Partendo dal fatto che l’accoglienza è innanzitutto il rispetto della diversità e della cultura di ognuno, li inviterei a considerare il fatto che “non essere accolti” o essere accolti “male” può creare o lasciare ferite profonde nel cuore dell’altro soprattutto se bambino. Ma li rassicurerei nel loro compito di educatori, davvero complesso, perché la piena e vera accoglienza è difficile.
Come credente penso che solo Dio sia capace davvero di incontrare l’altro e che una vera accoglienza sia un dono che ci viene dall’alto. Ma siccome l’altro, rivela a me stesso chi sono e in quella rivelazione io mi costruisco, l’alterità è fondamentale per poter crescere. Quindi accogliamo pure l’altro, ben sapendo che dopo quell’incontro non saremo più gli stessi. L’esperienza con l’altro ci avrà cambiato enormemente. In meglio, aggiungo io. Soprattutto se l’altro è così diverso da noi. Quanta ricchezza da quell’incontro!

Come si costruiscono i presupposti per il dialogo?
Come ho già detto, togliendo o cercando di eliminare i pregiudizi.
I pregiudizi condizionano negativamente i rapporti, impediscono i presupposti per una giusta conoscenza. Se riusciamo ad eliminarli, il dialogo verrà, un po’ alla volta. Certo ci vuole tempo. Basti pensare all’immigrazione calabrese del dopo guerra in Valle d’Aosta. All’inizio non fu semplice, solo adesso, dopo tanti anni, possiamo parlare di integrazione riuscita.
I presupposti al dialogo sono: di carattere religioso (ad alcune religioni, molto settarie, manca questa apertura) e di carattere sociale (se vedo nell’altro un rivale, colui che mi “prende” il posto di lavoro, non lo aiuto di certo). Occorre fare uno sforzo per superare queste difficoltà, questi filtri, che impediscono la piena e incondizionata fiducia nell’altro ed inibiscono un dialogo costruttivo tra soggetti culturalmente diversi.

La scuola, svolge ancora una funzione di emancipazione sociale?
La scuola, anche in futuro, dovrà svolgere questa funzione perché se non è la scuola a farlo, chi lo farà? Oggi la chiesa ha un ruolo piuttosto marginale rispetto alla scuola pubblica che, paradossalmente, trovo persino più evangelica perché luogo più aperto all’incontro tra culture diverse, mentre mi risulta che in alcune scuole private, di tipo confessionale, si chieda, al momento dell’iscrizione, il certificato di battesimo dei bambini come per ricevere i sacramenti. In una scuola aperta e accogliente per tutti si può imparare la pace sin da piccoli. Sarebbe bello imparare la pace sin da piccoli sui banchi di scuola, seduti uno accanto all’altro, ciascuno un po’ uguale e un po’ diverso dal compagno. L’educazione al rispetto e alla diversità può realizzarsi in una scuola pubblica che accoglie tutti e che investe nella qualificazione dei suoi insegnanti. È in una scuola pubblica e di qualità per tutti che si garantiscono i diritti fondamentali per ognuno. Il diritto sgombra il campo dagli equivoci: immigrati non più come forza lavoro, ma immigrati come persone con uguali diritti e doveri.

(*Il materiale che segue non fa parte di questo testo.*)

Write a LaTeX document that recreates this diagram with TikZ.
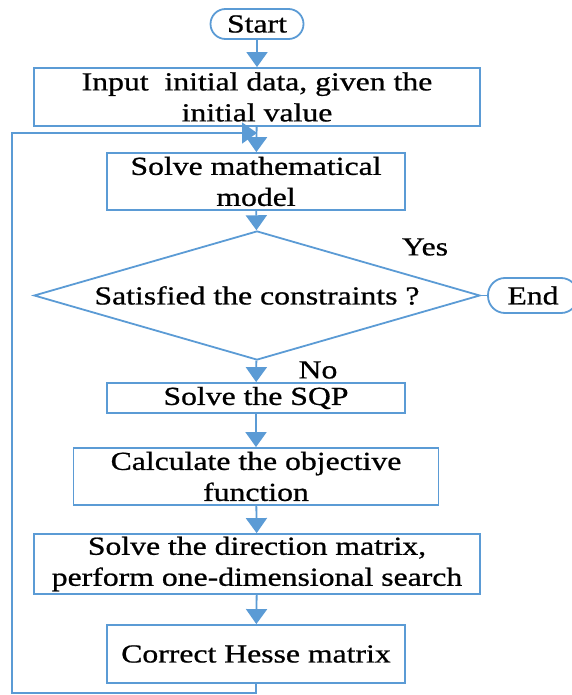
\documentclass[tikz,border=0pt]{standalone}
\usepackage{fontspec}
\setmainfont{Liberation Serif}[FakeStretch=1.22,FakeBold=0.8,Ligatures=NoCommon]
\usetikzlibrary{arrows.meta,shapes.geometric}
\definecolor{flowblue}{RGB}{91,155,213}
\begin{document}
\begin{tikzpicture}[x=1pt,y=-1pt,
        font=\fontsize{26}{31}\selectfont,
        box/.style={draw=flowblue,line width=1.8pt,align=center,inner sep=0pt},
        term/.style={box,rounded corners=15pt},
        flow/.style={draw=flowblue,line width=1.8pt,-{Triangle[width=21pt,length=15pt]}},
        link/.style={draw=flowblue,line width=1.8pt}]
        \path[use as bounding box] (0,0) rectangle (571,695);
        % main column
        \node[term,minimum width=93pt,minimum height=30pt] (start) at (257,24) {Start};
        \node[box,minimum width=446pt,minimum height=58pt] (input) at (257,97) {Input~ initial data, given the\\initial value};
        \node[box,minimum width=298pt,minimum height=57pt] (model) at (256,181.5) {Solve mathematical\\model};
        \node[box,shape=diamond,aspect=3.46,minimum width=446pt,minimum height=129pt] (check) at (257,295.5) {Satisfied the constraints ?};
        \node[term,rounded corners=17pt,minimum width=90pt,minimum height=35pt] (end) at (533,295.5) {End};
        \node[box,minimum width=298pt,minimum height=30pt] (sqp) at (256,398) {Solve the SQP};
        \node[box,minimum width=365pt,minimum height=57pt] (calc) at (256,476.5) {Calculate the objective\\function};
        \node[box,minimum width=446pt,minimum height=60pt] (dir) at (257,564) {Solve the direction matrix,\\perform one-dimensional search};
        \node[box,minimum width=298pt,minimum height=58pt] (hesse) at (256,654) {Correct Hesse matrix};
        % branch labels
        \node (yes) at (425,247) {Yes};
        \node (no) at (318,370) {No};
        % connectors
        \coordinate (merge) at (257,133);
        \coordinate (loopb) at (12,693);
        \draw[flow] (start) -- (input);
        \draw[flow] (input) -- (model);
        \draw[flow] (model) -- (check);
        \draw[link] (check) -- (end);
        \draw[flow] (check) -- (sqp);
        \draw[flow] (sqp) -- (calc);
        \draw[flow] (calc) -- (dir);
        \draw[flow] (dir) -- (hesse);
        \draw[flow] (hesse.south) |- (loopb) |- (merge);
    \end{tikzpicture}
\end{document}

Quale riflessione conclusiva?
La Chiesa potrebbe, nelle scuole gestite da istituzioni religiose, privilegiare maggiormente il dialogo tra le culture, anche tra genitori di religioni ed etnie diverse ed essere così all’avanguardia nel campo dell’educazione interculturale. Il significato dell’aggettivo “cattolica” che si può dare, da noi, a quasi tutta la scuola privata è “universale”, non settoriale o uniculturale. Operando una tale scelta di campo, le istituzioni scolastiche gestite da religiosi, si caratterizzerebbero nell’ambito dell’accoglienza e dell’educazione dei figli degli immigrati che vengono a servire, popolare ed arricchire le nostre società.
In conclusione, occorre smettere di pensare che gli immigrati vanno aiutati altrove, nel loro paese d’origine ed inviare loro aiuti umanitari perché così salviamo le nostre coscienze e ci sentiamo meno in colpa. La gente va aiutata là dove si trova. Gli immigrati sono qui, con noi, adesso. E qui vanno aiutati.